UK Forecast Update
- December 16, 2019
- Brian Wieser
Impact of the UK election on advertising forecasts and the impact of near-term clarity. Over the past several years, advertising in the United Kingdom has featured remarkable growth for a developed economy made all the more notable given heightened levels of uncertainty since the Brexit referendum of 2016. With Thursday’s decisive election producing a degree of clarity that was somewhat unexpected, the impact on UK advertising – and our most recent forecasts, published earlier this month – is worth assessing.
Certainty is usually positive for business confidence and investment. For starters, greater certainty is usually positive for growth because it encourages longer-range business planning and likely includes greater investment. The magnitude of the Conservative victory certainly offers greater certainty than any other outcome that could have followed from the election, and this produces some potential for unlocking of advertising budgets, at least in the short-term. The election’s outcome will also produce a degree of regulatory stability. This can be especially relevant to advertising in areas under the oversight of the Digital, Culture, Media and Sport ministry.
But longer-term certainty is far from certain. However, while there is certainty in some spheres – such as which party will be in control of Parliament for the next five years and the pursuit of Brexit – there is still much uncertainty on many others. For example, we don’t know the specific manner in which Brexit will occur, nor its shape, nor its timing. There will be knock-on effects which are difficult to anticipate with precision. There could yet be a renewed push towards Scottish independence. The post-Brexit economy may be more liberalized in some ways, but might also feature different kinds of protectionism. The trading relationship with the United States and other markets will also need to be established. All of this may lead to more uncertainty as time progresses.

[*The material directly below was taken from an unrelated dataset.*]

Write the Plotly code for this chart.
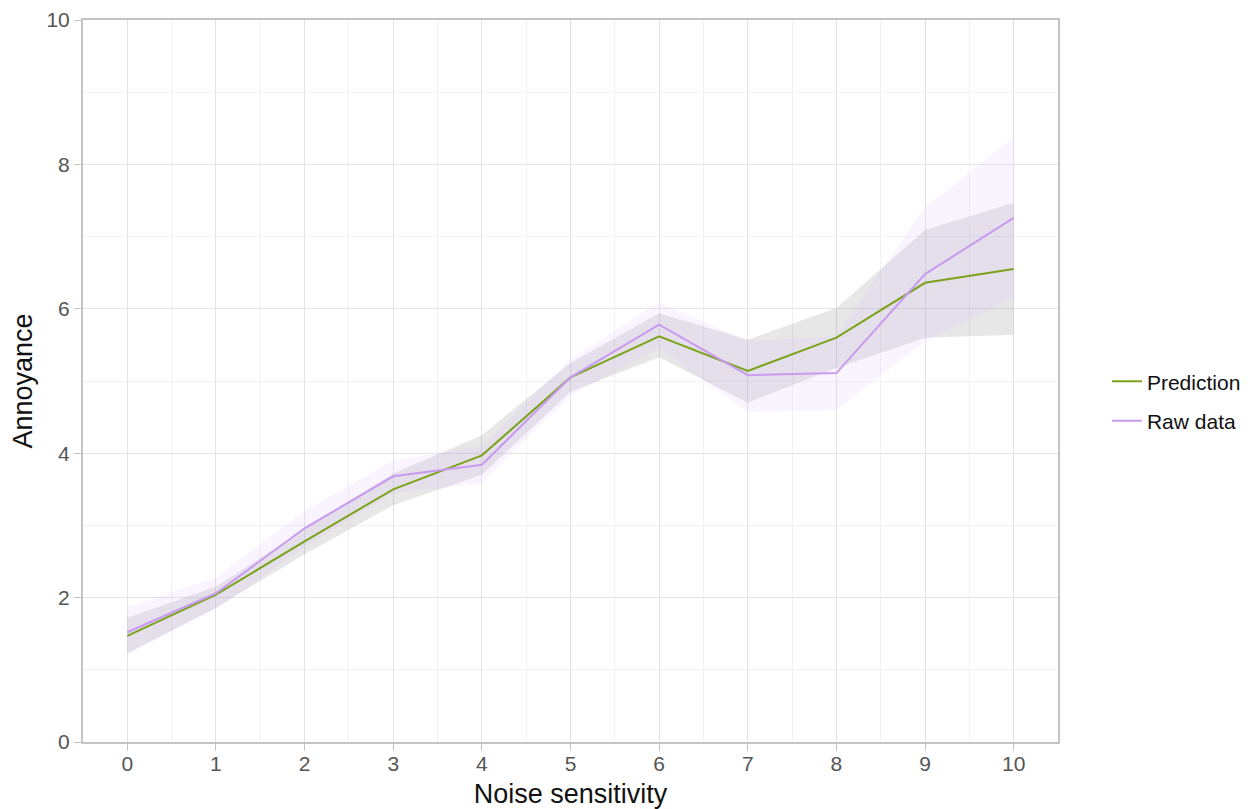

Foreign exchange rate could produce a drag on growth. Further, sterling has appreciated substantially, at least from the August/September lows, and even from the year-ago period as well. To the degree that spending has come into the UK from US-based companies (especially including the digital-first marketers who have likely driven so much of the growth we see in digital advertising), this could have a negative impact.
We leave our estimates unchanged. On the whole, we do not see reasons to alter our forecasts (+6.7% growth in 2020 and +5.5% growth in subsequent years) at this time. However, to the extent that uncertainties were embedded in those numbers we can express a heightened degree of confidence in our favorable outlook for the year ahead, while continuing to maintain a wary eye on the industry over longer time horizons.